Tout ceci n’a point trait à l’ancien directeur du
théâtre de Prague, j’ai peut-être eu tort de ne pas le dire plus tôt. C’était un
honnête homme, peu versé, comme tous ses confrères, dans les choses musicales,
mais contre l’ordinaire, aimé et estimé de ses administrés, qui lui exprimèrent
très-vivement leurs regrets, lorsque, par suite du mauvais état de ses affaires,
il se vit contraint de remettre la direction en d’autres mains. Il faut compter
aussi M.
Pockorny, directeur du théâtre An-der-Wien à Vienne, parmi les plus
honorables exceptions. Les directeurs entrepreneurs, tels que ceux-ci,
exploitant pour leur compte et à leurs risques et périls, sont peu nombreux en
Allemagne. Je n’en connais guère que cinq ou six : ce sont ceux de Leipzig, de
Prague, de Vienne, celui du théâtre allemand de
Pesth, et
celui de
Hambourg. Les autres théâtres lyriques sont presque tous sous la direction
d’intendants titrés, administrant pour le compte de leur souverain.

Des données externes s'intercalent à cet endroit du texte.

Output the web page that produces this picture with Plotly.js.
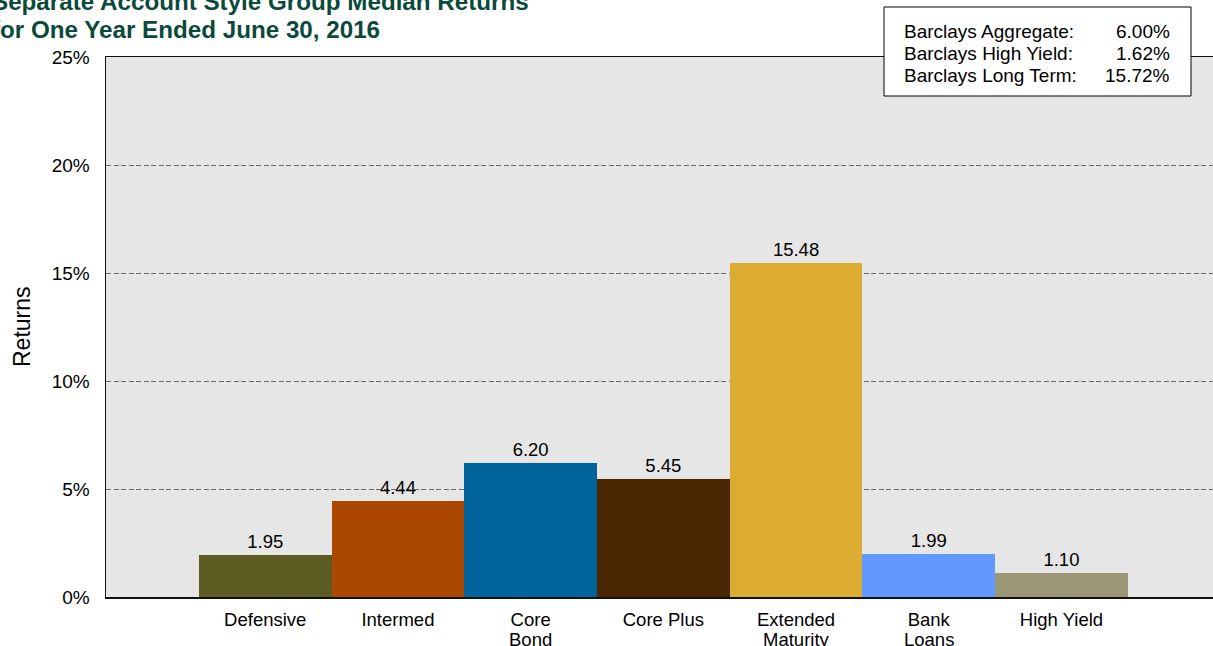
<!DOCTYPE html>
<html><head><meta charset="utf-8">
<script src="https://cdn.plot.ly/plotly-3.0.1.min.js"></script>
<style>html,body{margin:0;padding:0;background:#fff}#chart{width:1213px;height:646px}</style>
</head><body><div id="chart"></div>
<script>
const categories = ["Defensive","Intermed","Core<br>Bond","Core Plus","Extended<br>Maturity","Bank<br>Loans","High Yield"];
const returns = [1.95, 4.44, 6.20, 5.45, 15.48, 1.99, 1.10];
const barColors = ["#5c5c22","#ab4700","#00649b","#4a2700","#dcab31","#6199ff","#9b9878"];
const benchNames = ["Barclays Aggregate:","Barclays High Yield:","Barclays Long Term:"];
const benchValues = ["6.00%","1.62%","15.72%"];
const yTicks = [0,5,10,15,20,25];
const yTickText = ["0%","5%","10%","15%","20%","25%"];
const titleLines = ["Separate Account Style Group Median Returns","for One Year Ended June 30, 2016"];

const W=1213,H=646,L=106,T=57,B=49,R=0;
const pw=W-L-R, ph=H-T-B;
const px=x=>(x-L)/pw, py=y=>(H-B-y)/ph;
const font="Liberation Sans, Arial, Helvetica, sans-serif";
const idx=categories.map((c,i)=>i);
const firstLines=categories.map(c=>c.split('<br>')[0]);

const trace={type:'bar',x:idx,y:returns,
  marker:{color:barColors,line:{width:0}},
  text:returns.map(v=>v.toFixed(2)),textposition:'outside',
  textfont:{family:font,size:18.5,color:'#000'},cliponaxis:false,hoverinfo:'none'};

const ann=[];
const titleY=[2,30];
titleLines.forEach((t,i)=>ann.push({xref:'paper',yref:'paper',x:px(-10),y:py(titleY[i]),
  xanchor:'left',yanchor:'middle',showarrow:false,text:'<b>'+t+'</b>',
  font:{family:font,size:24.2,color:'#0b4a3b'}}));
ann.push({xref:'paper',yref:'paper',x:px(22),y:0.5,textangle:-90,showarrow:false,
  xanchor:'center',yanchor:'middle',text:'Returns',font:{family:font,size:23,color:'#000'}});
const rowY=[31,53,75];
benchNames.forEach((n,i)=>{
  ann.push({xref:'paper',yref:'paper',x:px(902),y:py(rowY[i]),xanchor:'left',yanchor:'middle',
    showarrow:false,text:n,font:{family:font,size:19,color:'#000'}});
  ann.push({xref:'paper',yref:'paper',x:px(1172),y:py(rowY[i]),xanchor:'right',yanchor:'middle',
    showarrow:false,text:benchValues[i],font:{family:font,size:19,color:'#000'}});
});
categories.forEach((c,i)=>{
  const parts=c.split('<br>');
  if(parts.length>1) ann.push({xref:'x',yref:'paper',x:i,y:py(639),xanchor:'center',yanchor:'middle',
    showarrow:false,text:parts[1],font:{family:font,size:18.5,color:'#000'}});
});

const layout={width:W,height:H,margin:{l:L,r:R,t:T,b:B,pad:0},
  paper_bgcolor:'#fff',plot_bgcolor:'#e6e6e6',showlegend:false,bargap:0,
  xaxis:{range:[-1.2,-1.2+pw/132.7],tickvals:idx,ticktext:firstLines,
    showgrid:false,zeroline:false,showline:true,linecolor:'#111',linewidth:1.5,mirror:true,
    ticks:'',ticklabelstandoff:5,tickfont:{family:font,size:18.5,color:'#000'},fixedrange:true},
  yaxis:{range:[0,25],tickvals:yTicks,ticktext:yTickText,showgrid:true,gridcolor:'#6a6a6a',
    griddash:'5px,2.5px',gridwidth:1,zeroline:false,showline:true,linecolor:'#111',linewidth:1.5,
    ticks:'',ticklabelstandoff:11,tickfont:{family:font,size:19,color:'#000'},fixedrange:true},
  shapes:[{type:'rect',xref:'paper',yref:'paper',x0:px(884),x1:px(1191),y0:py(96),y1:py(7),
    fillcolor:'#fff',line:{color:'#000',width:1},layer:'above'}],
  annotations:ann};
Plotly.newPlot('chart',[trace],layout,{staticPlot:true,displayModeBar:false});
</script></body></html>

En général,
quelle que soit la nuance de froideur aristocratique avec laquelle plusieurs
d’entre eux traitent leurs subordonnés, il faut convenir que les artistes
préfèrent de beaucoup ces directeurs, comtes ou barons, aux industriels qui les
exploitent. Les premiers ont souvent au moins des manières d’une politesse
exquise, dont les seconds se piquent peu; ils possèdent en outre les avantages
d’une éducation littéraire et quelquefois musicale, encore plus rares chez les
directeurs entrepreneurs. M. le comte de
Roedern, qui
eut longtemps entre les mains les destinées de l’Opéra de Berlin, en est un
exemple. Toutefois, bien qu’on puisse rencontrer en Allemagne parmi les
directeurs, intendants ou entrepreneurs, des hommes peu intelligents ou d’une
ignorance extrême des choses de l’art, je ne crois pas qu’il s’en soit jamais
trouvé de comparables, sous ce rapport, à quelques-uns de ceux qu’a produits la
France depuis trente ans. Noble ou roturier, aucun directeur allemand, je le
parierais, n’a ignoré les noms de Gluck ou de Mozart, ni ceux de leurs
chefs-d’œuvre. En France, au contraire, on pourrait citer, en ce genre, bon
nombre d’énormités plus ou moins incroyables. Par exemple : un directeur de
l’Opéra1,
recevant une visite de Cherubini, lui demanda assez cavalièrement, quoique
l’illustre compositeur eût décliné son nom, quelle était sa profession, s’il
faisait partie du personnel de l’Opéra, et s’il était attaché au service des
ballets ou des machines. À peu près vers la même époque, le même Cherubini,
qui venait de faire exécuter avec éclat une nouvelle messe, se trouvant un soir
chez le surintendant des Beaux-Arts2,
reçut de lui cet étrange compliment : « Votre messe est fort belle, mon cher
Cherubini, son succès est incontestable; mais pourquoi vous être toujours borné
à la musique religieuse ? Vous auriez dû écrire un opéra! » Se figure-
t-on l’embarras indigné de l’auteur de Médée, des Deux Journées,
de Lodoïska, du Mont Saint-Bernard, de Faniska, des
Abencerrages, d’Anacréon, et de tant d’autres œuvres dramatiques, à
cette bourrade inattendue!
1. M. Duplantys.
2. M. le vicomte Sosthène de Larochefoucault.